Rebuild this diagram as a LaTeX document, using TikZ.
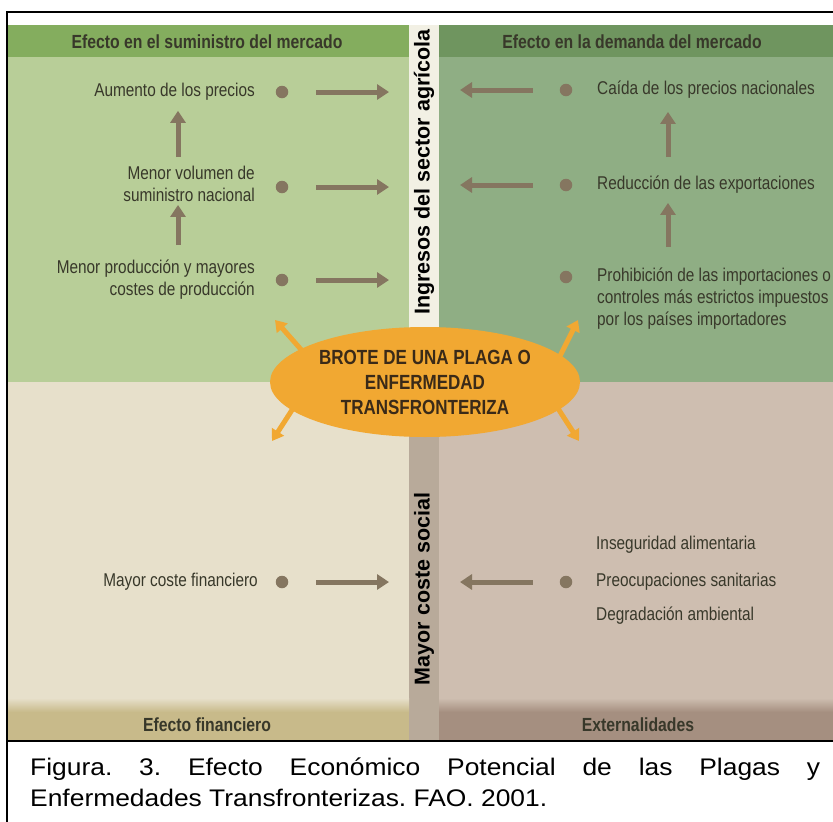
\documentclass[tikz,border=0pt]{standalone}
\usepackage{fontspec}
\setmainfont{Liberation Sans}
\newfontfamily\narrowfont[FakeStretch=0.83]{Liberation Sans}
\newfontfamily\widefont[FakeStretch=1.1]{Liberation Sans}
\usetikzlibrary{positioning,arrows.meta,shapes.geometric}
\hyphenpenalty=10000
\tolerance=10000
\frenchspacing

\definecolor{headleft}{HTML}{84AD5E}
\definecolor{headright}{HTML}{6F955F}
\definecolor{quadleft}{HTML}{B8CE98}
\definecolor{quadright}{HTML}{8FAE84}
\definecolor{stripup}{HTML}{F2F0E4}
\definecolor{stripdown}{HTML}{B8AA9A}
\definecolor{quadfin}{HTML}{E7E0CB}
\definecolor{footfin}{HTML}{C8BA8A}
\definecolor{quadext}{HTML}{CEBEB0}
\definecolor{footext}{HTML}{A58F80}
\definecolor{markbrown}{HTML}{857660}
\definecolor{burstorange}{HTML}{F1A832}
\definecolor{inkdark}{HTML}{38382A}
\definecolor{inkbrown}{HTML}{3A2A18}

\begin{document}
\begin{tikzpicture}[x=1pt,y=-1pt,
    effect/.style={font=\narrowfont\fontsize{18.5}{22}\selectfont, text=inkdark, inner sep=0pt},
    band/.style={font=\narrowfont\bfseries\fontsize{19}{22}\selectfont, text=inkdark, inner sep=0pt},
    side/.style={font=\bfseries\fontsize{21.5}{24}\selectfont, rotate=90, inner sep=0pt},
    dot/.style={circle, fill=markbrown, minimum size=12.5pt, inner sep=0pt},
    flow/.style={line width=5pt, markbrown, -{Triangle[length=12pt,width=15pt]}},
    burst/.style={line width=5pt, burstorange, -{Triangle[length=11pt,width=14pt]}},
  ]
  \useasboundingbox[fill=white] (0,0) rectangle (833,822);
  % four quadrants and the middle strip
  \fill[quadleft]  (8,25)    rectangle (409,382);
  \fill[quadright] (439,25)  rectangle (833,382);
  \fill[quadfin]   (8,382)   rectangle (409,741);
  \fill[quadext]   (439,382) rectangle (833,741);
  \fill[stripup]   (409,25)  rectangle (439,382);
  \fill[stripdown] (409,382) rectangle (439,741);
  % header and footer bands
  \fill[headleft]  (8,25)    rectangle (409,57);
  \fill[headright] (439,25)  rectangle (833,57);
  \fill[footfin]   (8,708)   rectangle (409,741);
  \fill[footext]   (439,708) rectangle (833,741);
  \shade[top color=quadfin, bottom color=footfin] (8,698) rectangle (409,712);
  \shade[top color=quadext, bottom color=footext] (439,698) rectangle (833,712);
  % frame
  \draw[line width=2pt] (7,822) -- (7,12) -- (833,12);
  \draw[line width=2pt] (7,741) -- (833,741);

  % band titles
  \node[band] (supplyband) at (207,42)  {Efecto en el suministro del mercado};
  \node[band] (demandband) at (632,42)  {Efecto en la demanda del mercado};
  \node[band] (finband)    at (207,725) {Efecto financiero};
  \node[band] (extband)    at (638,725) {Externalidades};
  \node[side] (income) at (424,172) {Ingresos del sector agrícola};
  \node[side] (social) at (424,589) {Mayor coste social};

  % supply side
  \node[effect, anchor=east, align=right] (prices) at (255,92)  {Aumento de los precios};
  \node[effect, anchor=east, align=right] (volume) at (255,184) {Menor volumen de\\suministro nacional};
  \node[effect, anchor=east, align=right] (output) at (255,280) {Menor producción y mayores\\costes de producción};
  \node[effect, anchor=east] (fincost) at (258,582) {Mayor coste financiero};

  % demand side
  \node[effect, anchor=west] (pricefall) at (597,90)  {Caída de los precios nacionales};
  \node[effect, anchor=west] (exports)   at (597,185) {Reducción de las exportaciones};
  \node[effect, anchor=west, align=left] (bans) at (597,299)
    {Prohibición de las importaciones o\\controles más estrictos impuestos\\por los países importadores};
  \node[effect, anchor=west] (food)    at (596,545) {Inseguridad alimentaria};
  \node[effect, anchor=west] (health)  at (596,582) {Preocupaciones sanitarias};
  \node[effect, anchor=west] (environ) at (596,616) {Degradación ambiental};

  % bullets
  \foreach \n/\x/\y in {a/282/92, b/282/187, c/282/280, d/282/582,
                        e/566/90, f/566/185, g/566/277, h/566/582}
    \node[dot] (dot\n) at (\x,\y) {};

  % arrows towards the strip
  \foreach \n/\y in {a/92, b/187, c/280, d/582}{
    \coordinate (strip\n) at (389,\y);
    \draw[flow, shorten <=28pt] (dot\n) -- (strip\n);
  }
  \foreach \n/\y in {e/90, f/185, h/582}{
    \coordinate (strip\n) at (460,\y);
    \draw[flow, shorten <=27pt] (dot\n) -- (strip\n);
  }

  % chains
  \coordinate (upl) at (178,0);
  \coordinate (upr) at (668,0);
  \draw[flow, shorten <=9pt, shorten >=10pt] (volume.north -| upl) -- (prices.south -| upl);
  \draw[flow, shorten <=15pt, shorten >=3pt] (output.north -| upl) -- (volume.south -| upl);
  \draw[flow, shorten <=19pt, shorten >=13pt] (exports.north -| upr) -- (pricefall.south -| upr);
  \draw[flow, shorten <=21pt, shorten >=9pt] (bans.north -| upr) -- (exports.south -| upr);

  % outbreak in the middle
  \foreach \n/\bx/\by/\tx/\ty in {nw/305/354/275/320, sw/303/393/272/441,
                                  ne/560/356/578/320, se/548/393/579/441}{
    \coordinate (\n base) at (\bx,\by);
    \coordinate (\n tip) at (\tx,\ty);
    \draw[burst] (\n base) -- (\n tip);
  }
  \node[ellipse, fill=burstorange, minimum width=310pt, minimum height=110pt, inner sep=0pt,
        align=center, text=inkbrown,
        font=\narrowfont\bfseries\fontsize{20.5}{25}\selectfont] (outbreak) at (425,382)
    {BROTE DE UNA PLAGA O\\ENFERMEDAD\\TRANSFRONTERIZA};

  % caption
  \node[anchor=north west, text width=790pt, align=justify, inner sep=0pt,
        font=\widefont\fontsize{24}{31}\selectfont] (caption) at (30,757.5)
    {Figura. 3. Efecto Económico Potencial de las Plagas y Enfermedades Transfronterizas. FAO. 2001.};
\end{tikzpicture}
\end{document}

********

## Stated problem
Set the listing down in full and exactly. Pictures within it should not appear in the copy.

## Written reply
Rebuild this diagram as a LaTeX document, using TikZ.
\documentclass[tikz,border=0pt]{standalone}
\usepackage{fontspec}
\setmainfont{Liberation Sans}
\newfontfamily\narrowfont[FakeStretch=0.83]{Liberation Sans}
\newfontfamily\widefont[FakeStretch=1.1]{Liberation Sans}
\usetikzlibrary{positioning,arrows.meta,shapes.geometric}
\hyphenpenalty=10000
\tolerance=10000
\frenchspacing

\definecolor{headleft}{HTML}{84AD5E}
\definecolor{headright}{HTML}{6F955F}
\definecolor{quadleft}{HTML}{B8CE98}
\definecolor{quadright}{HTML}{8FAE84}
\definecolor{stripup}{HTML}{F2F0E4}
\definecolor{stripdown}{HTML}{B8AA9A}
\definecolor{quadfin}{HTML}{E7E0CB}
\definecolor{footfin}{HTML}{C8BA8A}
\definecolor{quadext}{HTML}{CEBEB0}
\definecolor{footext}{HTML}{A58F80}
\definecolor{markbrown}{HTML}{857660}
\definecolor{burstorange}{HTML}{F1A832}
\definecolor{inkdark}{HTML}{38382A}
\definecolor{inkbrown}{HTML}{3A2A18}

\begin{document}
\begin{tikzpicture}[x=1pt,y=-1pt,
    effect/.style={font=\narrowfont\fontsize{18.5}{22}\selectfont, text=inkdark, inner sep=0pt},
    band/.style={font=\narrowfont\bfseries\fontsize{19}{22}\selectfont, text=inkdark, inner sep=0pt},
    side/.style={font=\bfseries\fontsize{21.5}{24}\selectfont, rotate=90, inner sep=0pt},
    dot/.style={circle, fill=markbrown, minimum size=12.5pt, inner sep=0pt},
    flow/.style={line width=5pt, markbrown, -{Triangle[length=12pt,width=15pt]}},
    burst/.style={line width=5pt, burstorange, -{Triangle[length=11pt,width=14pt]}},
  ]
  \useasboundingbox[fill=white] (0,0) rectangle (833,822);
  % four quadrants and the middle strip
  \fill[quadleft]  (8,25)    rectangle (409,382);
  \fill[quadright] (439,25)  rectangle (833,382);
  \fill[quadfin]   (8,382)   rectangle (409,741);
  \fill[quadext]   (439,382) rectangle (833,741);
  \fill[stripup]   (409,25)  rectangle (439,382);
  \fill[stripdown] (409,382) rectangle (439,741);
  % header and footer bands
  \fill[headleft]  (8,25)    rectangle (409,57);
  \fill[headright] (439,25)  rectangle (833,57);
  \fill[footfin]   (8,708)   rectangle (409,741);
  \fill[footext]   (439,708) rectangle (833,741);
  \shade[top color=quadfin, bottom color=footfin] (8,698) rectangle (409,712);
  \shade[top color=quadext, bottom color=footext] (439,698) rectangle (833,712);
  % frame
  \draw[line width=2pt] (7,822) -- (7,12) -- (833,12);
  \draw[line width=2pt] (7,741) -- (833,741);

  % band titles
  \node[band] (supplyband) at (207,42)  {Efecto en el suministro del mercado};
  \node[band] (demandband) at (632,42)  {Efecto en la demanda del mercado};
  \node[band] (finband)    at (207,725) {Efecto financiero};
  \node[band] (extband)    at (638,725) {Externalidades};
  \node[side] (income) at (424,172) {Ingresos del sector agrícola};
  \node[side] (social) at (424,589) {Mayor coste social};

  % supply side
  \node[effect, anchor=east, align=right] (prices) at (255,92)  {Aumento de los precios};
  \node[effect, anchor=east, align=right] (volume) at (255,184) {Menor volumen de\\suministro nacional};
  \node[effect, anchor=east, align=right] (output) at (255,280) {Menor producción y mayores\\costes de producción};
  \node[effect, anchor=east] (fincost) at (258,582) {Mayor coste financiero};

  % demand side
  \node[effect, anchor=west] (pricefall) at (597,90)  {Caída de los precios nacionales};
  \node[effect, anchor=west] (exports)   at (597,185) {Reducción de las exportaciones};
  \node[effect, anchor=west, align=left] (bans) at (597,299)
    {Prohibición de las importaciones o\\controles más estrictos impuestos\\por los países importadores};
  \node[effect, anchor=west] (food)    at (596,545) {Inseguridad alimentaria};
  \node[effect, anchor=west] (health)  at (596,582) {Preocupaciones sanitarias};
  \node[effect, anchor=west] (environ) at (596,616) {Degradación ambiental};

  % bullets
  \foreach \n/\x/\y in {a/282/92, b/282/187, c/282/280, d/282/582,
                        e/566/90, f/566/185, g/566/277, h/566/582}
    \node[dot] (dot\n) at (\x,\y) {};

  % arrows towards the strip
  \foreach \n/\y in {a/92, b/187, c/280, d/582}{
    \coordinate (strip\n) at (389,\y);
    \draw[flow, shorten <=28pt] (dot\n) -- (strip\n);
  }
  \foreach \n/\y in {e/90, f/185, h/582}{
    \coordinate (strip\n) at (460,\y);
    \draw[flow, shorten <=27pt] (dot\n) -- (strip\n);
  }

  % chains
  \coordinate (upl) at (178,0);
  \coordinate (upr) at (668,0);
  \draw[flow, shorten <=9pt, shorten >=10pt] (volume.north -| upl) -- (prices.south -| upl);
  \draw[flow, shorten <=15pt, shorten >=3pt] (output.north -| upl) -- (volume.south -| upl);
  \draw[flow, shorten <=19pt, shorten >=13pt] (exports.north -| upr) -- (pricefall.south -| upr);
  \draw[flow, shorten <=21pt, shorten >=9pt] (bans.north -| upr) -- (exports.south -| upr);

  % outbreak in the middle
  \foreach \n/\bx/\by/\tx/\ty in {nw/305/354/275/320, sw/303/393/272/441,
                                  ne/560/356/578/320, se/548/393/579/441}{
    \coordinate (\n base) at (\bx,\by);
    \coordinate (\n tip) at (\tx,\ty);
    \draw[burst] (\n base) -- (\n tip);
  }
  \node[ellipse, fill=burstorange, minimum width=310pt, minimum height=110pt, inner sep=0pt,
        align=center, text=inkbrown,
        font=\narrowfont\bfseries\fontsize{20.5}{25}\selectfont] (outbreak) at (425,382)
    {BROTE DE UNA PLAGA O\\ENFERMEDAD\\TRANSFRONTERIZA};

  % caption
  \node[anchor=north west, text width=790pt, align=justify, inner sep=0pt,
        font=\widefont\fontsize{24}{31}\selectfont] (caption) at (30,757.5)
    {Figura. 3. Efecto Económico Potencial de las Plagas y Enfermedades Transfronterizas. FAO. 2001.};
\end{tikzpicture}
\end{document}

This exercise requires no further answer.